When Your Safe Place Becomes a Judgement Zone
After my oldest son was born I became involved with a wonderful organization that helped me through some of my darkest hours of feeling broken and taken advantage of the maternity care system in our country. I was heavily involved until I got pregnant with my daughter.
And to be honest – I was never planning a third child – EVER.
I had two negative experiences that scared me to death to have another child for a plethora of reasons. From undergoing a third surgical birth to suffering a deep postpartum depression again. I couldn’t put myself or my children through that again. It was bad enough living with the memory of my second delivery and the postpartum depression that stemmed from that — I just knew I couldn’t go through that once more.
Then I got pregnant with Addison. I was petrified. Not just because of my previous experiences but because I emotionally couldn’t deal with it. I was a hot mess for weeks even before I announced to the world that there was a bun cooking. I slowly pulled myself together and went where I thought I could get the most help. The group that had supported me through some of my darkest hours.
After 14+ weeks of research, interviewing providers and talking with my midwife who had been by my side since 2008 I decided a scheduled c-section would be best for me. Not because a doctor thought that is what I should be doing, but because it is what I wanted. Even after saying I would never sign up for a scheduled c-section.
Why did I pick a c-section?
- I wanted to be in control — The loss of control with my previous deliveries had really started the spiral of negativity.
- I wanted the best recovery — I wanted to not only have my older children taken care of, but I wanted the maximum time for healing I could get.
- I knew I couldn’t give birth — No matter what anyone would tell me, in my heart of hearts I knew there was no getting a baby through this pelvis.
- I didn’t want to be wreckless — I wasn’t jumping on the unassisted homebirth bandwagon. No matter what anyone told me, with my history of births and complications it was a death wish.
- It was my choice! — No matter what anyone told me in the end it was my decision. Not a midwife or doctor… MINE!
I consulted with four practices. Two OB/GYN’s and two Midwife only practices. One practice with midwives would take me if I wanted to try and VBA2C, with high risk perinatologists as their backup. These were strangers to me. All new, no comfort level – starting over like I did with my last pregnancy.
Through all of these interviews I decided to sign on for a repeat c-section with the OB/GYN practice that backed my midwife up. A practice of doctors I knew with a midwife I knew would be by my side when I went in for my c-section.
At this time I almost knew I would instantly get shit from the same women who were supposed to be in my corner supporting me. And that is exactly what happened. It was immediately assumed I was ignorant and uneducated despite all the research I had done, on top of being a Lamaze Educated Childbirth Educator (one day I will finally sit for my exam to be “certified”).
It was almost as if – any women that chose a c-section – even for a medical reason was ignorant.
I was flooded with emails of “what if’s?” and have you tried x, y, or z. Which only further upset me.
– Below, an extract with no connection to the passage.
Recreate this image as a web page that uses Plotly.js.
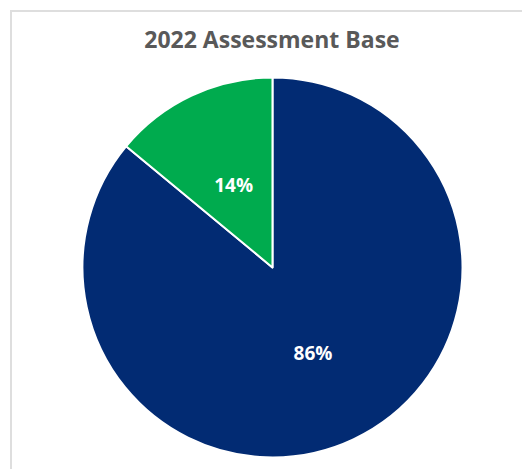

Those who were there to support were throwing out all these unwanted opinions and backhanded snide comments hidden as advice.
My safe place I always felt I could go to for private support became a war zone and I was the enemy.
It was then I think I came to realize maybe I was the enemy. I wasn’t extreme. I wasn’t conforming to others ideas of what I should be doing or how I should be birthing my daughter. I let my true mothers intuition guide me through my journey – not extremists disgusted as advocates.
I stepped down from my personal positions within the organization and worked on distancing myself from the childbirth community as a whole for a while. Not just this organization per say, but even others from the internet community in the same area. Not all… just a few.
I was so hurt by those I had considered friends for so long. The blatant backhanded hurtful comments without knowing the whole painted picture were very telling though.
In the end I had a “emergency” c-section as I went into labor with my daughter three days before her scheduled delivery.
In the end I was able to labor for hours with absolutely no progress like both of my sons even though she was a tiny 5 pound peanut.
In the end the safest delivery – and only delivery method for her to come out… alive… was a c-section.
In the end I realized even more so that there are some women out there in my shoes who will never physically give birth — and there is nothing wrong with that.